Isso forçou uma mudança considerável nos esforços da Meta, que começou a lançar funcionalidades novas para o Meta Quest como suporte para Spatial Video, Panoramas, ambiente em Mixed Reality por padrão, entre outras. A empresa se aliou à LG e aparentemente pretende criar um sucessor do Meta Quest Pro para "competir com o Apple Vision Pro". No entanto, bem sabe Zuckerberg que de nada adianta ter um hardware poderoso sem um software que dê suporte para ele - o fracasso comercial do Quest Pro que o diga. A solução foi abrir o sistema operacional do Quest, a fim de criar uma plataforma que receba contribuição de desenvolvedores de outras empresas visando um ecossistema que a Meta chama de Horizon OS. Com o Horizon OS, empresas como ASUS, Lenovo e outras poderão criar seus headsets VR com o seu hardware junto ao sistema da Meta.
Se vai funcionar? Provavelmente não. E a razão é muito simples: a Meta não tem um ecossistema igual a Apple. A Meta não tem acesso aos milhões de aplicativos Android disponíveis para usar em seu Horizon OS - embora, veja só, ele seja baseado em Android. Zuckerberg terá que convencer os milhões de desenvolvedores Android e portarem seus aplicativos para o Horizon OS, porém o SDK do Quest é complicado de usar para quem desenvolve aplicativos mobile e a falta de suporte do Google limita bastante o que a Meta poderá fazer.
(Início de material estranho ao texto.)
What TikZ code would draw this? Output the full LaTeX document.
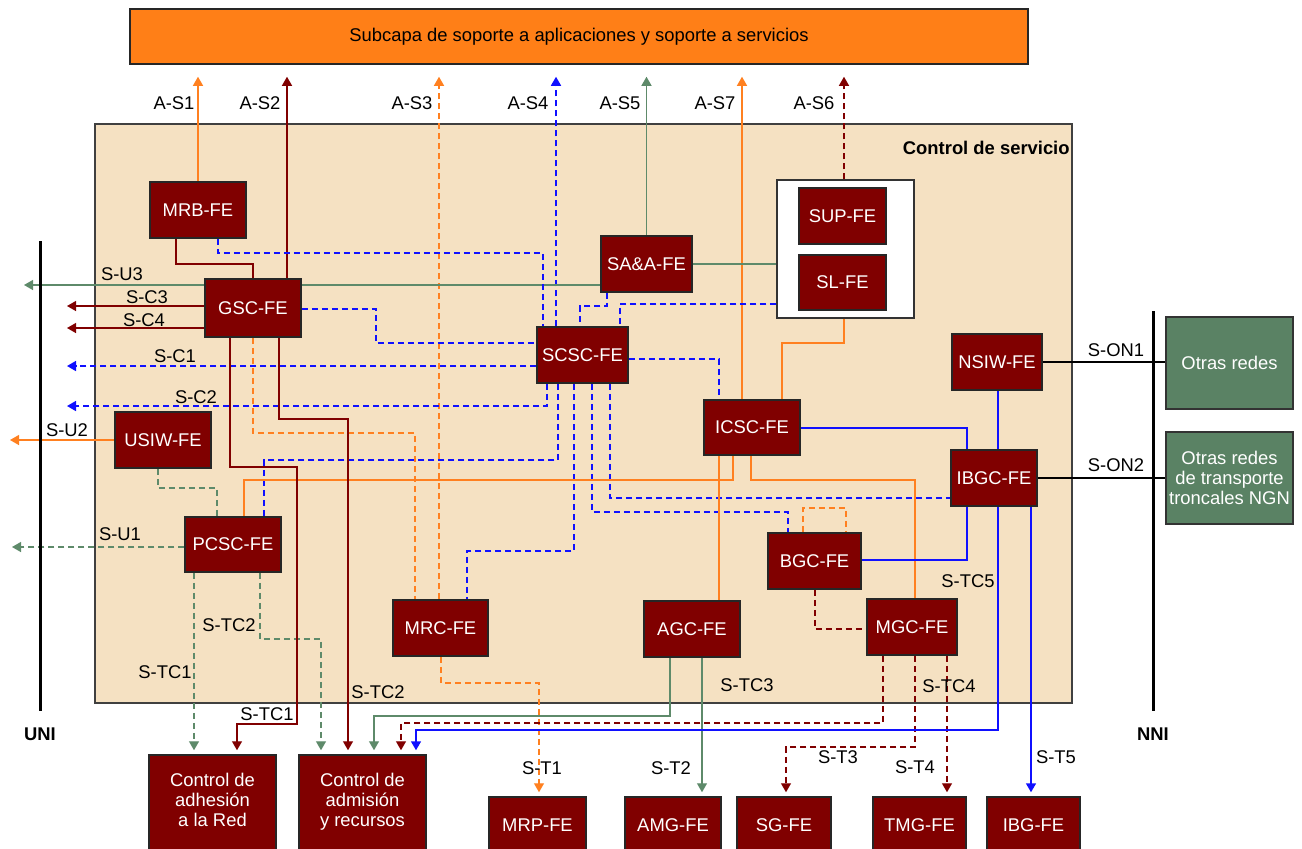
\documentclass[tikz,border=0pt]{standalone}
\usepackage{fontspec}
\setmainfont{Liberation Sans}
\usetikzlibrary{arrows.meta}
\definecolor{feRed}{HTML}{800000}
\definecolor{lnOrange}{HTML}{FF8020}
\definecolor{topOrange}{HTML}{FF7F17}
\definecolor{lnGreen}{HTML}{5E8A6A}
\definecolor{netGreen}{HTML}{5A8264}
\definecolor{lnBlue}{HTML}{1010FF}
\definecolor{scFill}{HTML}{F5E1C2}
\pgfdeclarelayer{areas}
\pgfdeclarelayer{links}
\pgfsetlayers{areas,links,main}
\begin{document}
\begin{tikzpicture}[x=0.5pt,y=-0.5pt,
  font=\fontsize{9.2}{10}\selectfont,
  fe/.style={draw=black!85, line width=0.75pt, fill=feRed, text=white, inner sep=0pt, align=center},
  net/.style={draw=black!80, line width=0.75pt, fill=netGreen, text=white, inner sep=0pt, align=center},
  lbl/.style={inner sep=0pt, text=black},
  conn/.style={line width=0.65pt},
  bconn/.style={line width=0.8pt, draw=lnBlue},
  arr/.style={-{Triangle[length=4.5pt,width=5pt]}},
  dsh/.style={dash pattern=on 3pt off 2pt},
  gap/.style={shorten >=2pt}
]
\useasboundingbox (0,0) rectangle (1302,848);
\clip (0,0) rectangle (1302,848);

% upper layer and service control area
\begin{pgfonlayer}{areas}
\node[draw=black!85, line width=0.75pt, fill=topOrange, minimum width=449pt, minimum height=27.5pt, inner sep=0pt]
  (Top) at (579,36.5) {Subcapa de soporte a aplicaciones y soporte a servicios};
\node[draw=black!75, line width=0.75pt, fill=scFill, minimum width=488.5pt, minimum height=289.5pt, inner sep=0pt]
  (SC) at (583.5,413.5) {};
\node[draw=black!80, line width=0.75pt, fill=white, minimum width=68.5pt, minimum height=69pt, inner sep=0pt]
  (Cont) at (845.5,249) {};
\end{pgfonlayer}
\node[lbl, anchor=east, font=\fontsize{9.2}{10}\selectfont\bfseries] (SCtitle) at (1070,148) {Control de servicio};

% reference points
\draw[line width=1.5pt] (40,241) -- (40,711);
\draw[line width=1.5pt] (1153,311) -- (1153,711);
\node[lbl, font=\fontsize{9.2}{10}\selectfont\bfseries] (UNI) at (40,734) {UNI};
\node[lbl, font=\fontsize{9.2}{10}\selectfont\bfseries] (NNI) at (1153,734) {NNI};

% functional entities
\begin{scope}[every node/.append style={fe}]
\node[minimum width=48pt, minimum height=28pt] (MRB) at (198,210) {MRB-FE};
\node[minimum width=48pt, minimum height=29pt] (GSC) at (253,308) {GSC-FE};
\node[minimum width=45.5pt, minimum height=28pt] (SAA) at (646.5,264) {SA\&A-FE};
\node[minimum width=43.5pt, minimum height=28pt] (SUP) at (842.5,216) {SUP-FE};
\node[minimum width=43.5pt, minimum height=27.5pt] (SL) at (842.5,282.5) {SL-FE};
\node[minimum width=45.5pt, minimum height=28pt] (SCSC) at (582.5,355) {SCSC-FE};
\node[minimum width=45pt, minimum height=28pt] (NSIW) at (997,362) {NSIW-FE};
\node[minimum width=48pt, minimum height=27.5pt] (ICSC) at (752,427.5) {ICSC-FE};
\node[minimum width=48pt, minimum height=28pt] (USIW) at (163,440) {USIW-FE};
\node[minimum width=43pt, minimum height=28pt] (IBGC) at (994,478) {IBGC-FE};
\node[minimum width=48pt, minimum height=27.5pt] (PCSC) at (233,544.5) {PCSC-FE};
\node[minimum width=46.5pt, minimum height=28pt] (BGC) at (814.5,561) {BGC-FE};
\node[minimum width=47.5pt, minimum height=28pt] (MRC) at (440.5,628) {MRC-FE};
\node[minimum width=48pt, minimum height=28pt] (AGC) at (692,629) {AGC-FE};
\node[minimum width=45pt, minimum height=28pt] (MGC) at (912,627) {MGC-FE};
\node[minimum width=63.5pt, minimum height=47.5pt, text depth=2.6pt] (Adh) at (212.5,802.5) {Control de\\adhesión\\a la Red};
\node[minimum width=63.5pt, minimum height=47.5pt, text depth=2.6pt] (Adm) at (362.5,802.5) {Control de\\admisión\\y recursos};
\node[minimum width=48.5pt, minimum height=28pt] (MRP) at (537.5,825) {MRP-FE};
\node[minimum width=48pt, minimum height=28pt] (AMG) at (673,825) {AMG-FE};
\node[minimum width=47pt, minimum height=28pt] (SG) at (784,825) {SG-FE};
\node[minimum width=46.5pt, minimum height=28pt] (TMG) at (919.5,825) {TMG-FE};
\node[minimum width=46.5pt, minimum height=28pt] (IBG) at (1033.5,825) {IBG-FE};
\end{scope}
\node[net, minimum width=63.5pt, minimum height=46pt] (OR1) at (1229.5,363) {Otras redes};
\node[net, minimum width=63.5pt, minimum height=46pt] (OR2) at (1229.5,478) {Otras redes\\de transporte\\troncales NGN};

% free ends of the connectors towards the UNI
\coordinate (eU3) at (24,285);
\coordinate (eC3) at (67,306);
\coordinate (eC4) at (67,328);
\coordinate (eC1) at (67,366);
\coordinate (eC2) at (67,406);
\coordinate (eU2) at (10,440);
\coordinate (eU1) at (12,547);

\begin{pgfonlayer}{links}
% to the upper layer
\draw[conn,arr,lnOrange,shorten >=6pt] (MRB.north) -- (MRB.north |- Top.south);
\draw[conn,arr,feRed,shorten >=6pt] (287,0 |- GSC.north) -- (287,0 |- Top.south);
\draw[conn,arr,lnOrange,dsh,shorten >=6pt] (439,0 |- MRC.north) -- (439,0 |- Top.south);
\draw[bconn,arr,dsh,shorten >=6pt] (556,0 |- SCSC.north) -- (556,0 |- Top.south);
\draw[conn,arr,lnGreen,shorten >=6pt] (SAA.north) -- (SAA.north |- Top.south);
\draw[conn,arr,lnOrange,shorten >=6pt] (742,0 |- ICSC.north) -- (742,0 |- Top.south);
\draw[conn,arr,feRed,dsh,shorten >=6pt] (844,0 |- Cont.north) -- (844,0 |- Top.south);

% towards the UNI
\draw[conn,arr,lnGreen] (SAA.west |- eU3) -- (eU3);
\draw[conn,arr,feRed] (GSC.west |- eC3) -- (eC3);
\draw[conn,arr,feRed] (GSC.west |- eC4) -- (eC4);
\draw[bconn,arr,dsh] (SCSC.west |- eC1) -- (eC1);
\draw[bconn,arr,dsh] (547,0 |- SCSC.south) -- (547,406) -- (eC2);
\draw[conn,arr,lnOrange] (USIW.west) -- (eU2);
\draw[conn,arr,lnGreen,dsh] (PCSC.west |- eU1) -- (eU1);

% blue dashed signalling around SCSC-FE
\draw[bconn,dsh] (218,0 |- MRB.south) -- (218,253) -- (543,253) -- (543,0 |- SCSC.north);
\draw[bconn,dsh] (GSC.east |- 0,309) -- (376,309) -- (376,343) -- (SCSC.west |- 0,343);
\draw[bconn,dsh] (607,0 |- SAA.south) -- (607,306) -- (580,306) -- (580,0 |- SCSC.north);
\draw[bconn,dsh] (Cont.west |- 0,304) -- (620,304) -- (620,0 |- SCSC.north);
\draw[bconn,dsh] (SCSC.east |- 0,359) -- (719,359) -- (719,0 |- ICSC.north);
\draw[bconn,dsh] (558,0 |- SCSC.south) -- (558,460) -- (264,460) -- (264,0 |- PCSC.north);
\draw[bconn,dsh] (574,0 |- SCSC.south) -- (574,551) -- (467,551) -- (467,0 |- MRC.north);
\draw[bconn,dsh] (592,0 |- SCSC.south) -- (592,512) -- (788,512) -- (788,0 |- BGC.north);
\draw[bconn,dsh] (610,0 |- SCSC.south) -- (610,498) -- (IBGC.west |- 0,498);

% green links
\draw[conn,lnGreen] (SAA.east) -- (Cont.west |- SAA.east);
\draw[conn,lnGreen,dsh] (158,0 |- USIW.south) -- (158,488) -- (217,488) -- (217,0 |- PCSC.north);
\draw[conn,arr,lnGreen,dsh,gap] (194,0 |- PCSC.south) -- (194,0 |- Adh.north);
\draw[conn,arr,lnGreen,dsh,gap] (260,0 |- PCSC.south) -- (260,639) -- (321,639) -- (321,0 |- Adm.north);
\draw[conn,arr,lnGreen,gap] (670,0 |- AGC.south) -- (670,716) -- (374,716) -- (374,0 |- Adm.north);
\draw[conn,arr,lnGreen,gap] (702,0 |- AGC.south) -- (702,0 |- AMG.north);

% orange links
\draw[conn,lnOrange] (844,0 |- Cont.south) -- (844,343) -- (782,343) -- (782,0 |- ICSC.north);
\draw[conn,lnOrange] (733,0 |- ICSC.south) -- (733,480) -- (244,480) -- (244,0 |- PCSC.north);
\draw[conn,lnOrange] (751,0 |- ICSC.south) -- (751,480) -- (915,480) -- (915,0 |- MGC.north);
\draw[conn,lnOrange] (719,0 |- ICSC.south) -- (719,0 |- AGC.north);
\draw[conn,lnOrange,dsh] (253,0 |- GSC.south) -- (253,433) -- (415,433) -- (415,0 |- MRC.north);
\draw[conn,lnOrange,dsh] (803,0 |- BGC.north) -- (803,508) -- (846,508) -- (846,0 |- BGC.north);
\draw[conn,arr,lnOrange,dsh,gap] (441,0 |- MRC.south) -- (441,683) -- (539,683) -- (539,0 |- MRP.north);

% dark red links
\draw[conn,feRed] (176,0 |- MRB.south) -- (176,264) -- (253,264) -- (253,0 |- GSC.north);
\draw[conn,arr,feRed,gap] (230,0 |- GSC.south) -- (230,467) -- (297,467) -- (297,724) -- (237,724) -- (237,0 |- Adh.north);
\draw[conn,arr,feRed,gap] (279,0 |- GSC.south) -- (279,419) -- (348,419) -- (348,0 |- Adm.north);
\draw[conn,feRed,dsh] (815,0 |- BGC.south) -- (815,629) -- (MGC.west |- 0,629);
\draw[conn,arr,feRed,dsh,gap] (883,0 |- MGC.south) -- (883,723) -- (401,723) -- (401,0 |- Adm.north);
\draw[conn,arr,feRed,dsh,gap] (915,0 |- MGC.south) -- (915,747) -- (786,747) -- (786,0 |- SG.north);
\draw[conn,arr,feRed,dsh,gap] (947,0 |- MGC.south) -- (947,0 |- TMG.north);

% blue solid links
\draw[bconn] (ICSC.east |- 0,428) -- (967,428) -- (967,0 |- IBGC.north);
\draw[bconn] (998,0 |- NSIW.south) -- (998,0 |- IBGC.north);
\draw[bconn] (BGC.east |- 0,560) -- (967,560) -- (967,0 |- IBGC.south);
\draw[bconn,arr,gap] (998,0 |- IBGC.south) -- (998,730) -- (416,730) -- (416,0 |- Adm.north);
\draw[bconn,arr,gap] (1031,0 |- IBGC.south) -- (1031,0 |- IBG.north);

% links to other networks
\draw[conn,black] (NSIW.east) -- (NSIW.east -| OR1.west);
\draw[conn,black] (IBGC.east) -- (IBGC.east -| OR2.west);
\end{pgfonlayer}

% interface labels
\node[lbl] (lAS1) at (174,103) {A-S1};
\node[lbl] (lAS2) at (260,103) {A-S2};
\node[lbl] (lAS3) at (412,103) {A-S3};
\node[lbl] (lAS4) at (528,103) {A-S4};
\node[lbl] (lAS5) at (620,103) {A-S5};
\node[lbl] (lAS7) at (715,103) {A-S7};
\node[lbl] (lAS6) at (814,103) {A-S6};
\node[lbl] (lSU3) at (122,274) {S-U3};
\node[lbl] (lSC3) at (147,297) {S-C3};
\node[lbl] (lSC4) at (144,320) {S-C4};
\node[lbl] (lSC1) at (175,356) {S-C1};
\node[lbl] (lSC2) at (196,397) {S-C2};
\node[lbl] (lSU2) at (67,430) {S-U2};
\node[lbl] (lSU1) at (120,534) {S-U1};
\node[lbl] (lSTC2a) at (229,625) {S-TC2};
\node[lbl] (lSTC1a) at (165,672) {S-TC1};
\node[lbl] (lSTC1b) at (267,714) {S-TC1};
\node[lbl] (lSTC2b) at (378,692) {S-TC2};
\node[lbl] (lST1) at (542,768) {S-T1};
\node[lbl] (lST2) at (671,768) {S-T2};
\node[lbl] (lSTC3) at (747,685) {S-TC3};
\node[lbl] (lST3) at (838,757) {S-T3};
\node[lbl] (lST4) at (915,767) {S-T4};
\node[lbl] (lSTC4) at (949,686) {S-TC4};
\node[lbl] (lSTC5) at (968,581) {S-TC5};
\node[lbl] (lST5) at (1056,757) {S-T5};
\node[lbl] (lSON1) at (1116,350) {S-ON1};
\node[lbl] (lSON2) at (1116,465) {S-ON2};
\end{tikzpicture}
\end{document}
Para competir com o visionOS, a Meta terá que reescrever seu sistema operacional do zero, criar ferramentas mais adequadas de desenvolvimento e que suporte vários frameworks, não apenas as game engines como Unity e Unreal. Terá que correr contra o tempo porque embora o Apple Vision Pro tenha um preço extremamente salgado - com os 3500 dólares cobrados pela maçã é possível comprar sete Meta Quest 3 ou 3 Meta Quest Pro e um Quest 3 - a tendência é seu preço baratear consideravelmente conforme a Apple lança novos modelos, levando a empresa de Cupertino a ter uma fatia cada vez maior do mercado.
Torço para que a Meta - e outros como o Google/Samsung - possam criar um concorrente à altura do visionOS. Só assim conseguiremos, enfim, entrar de vez na era da Computação Espacial.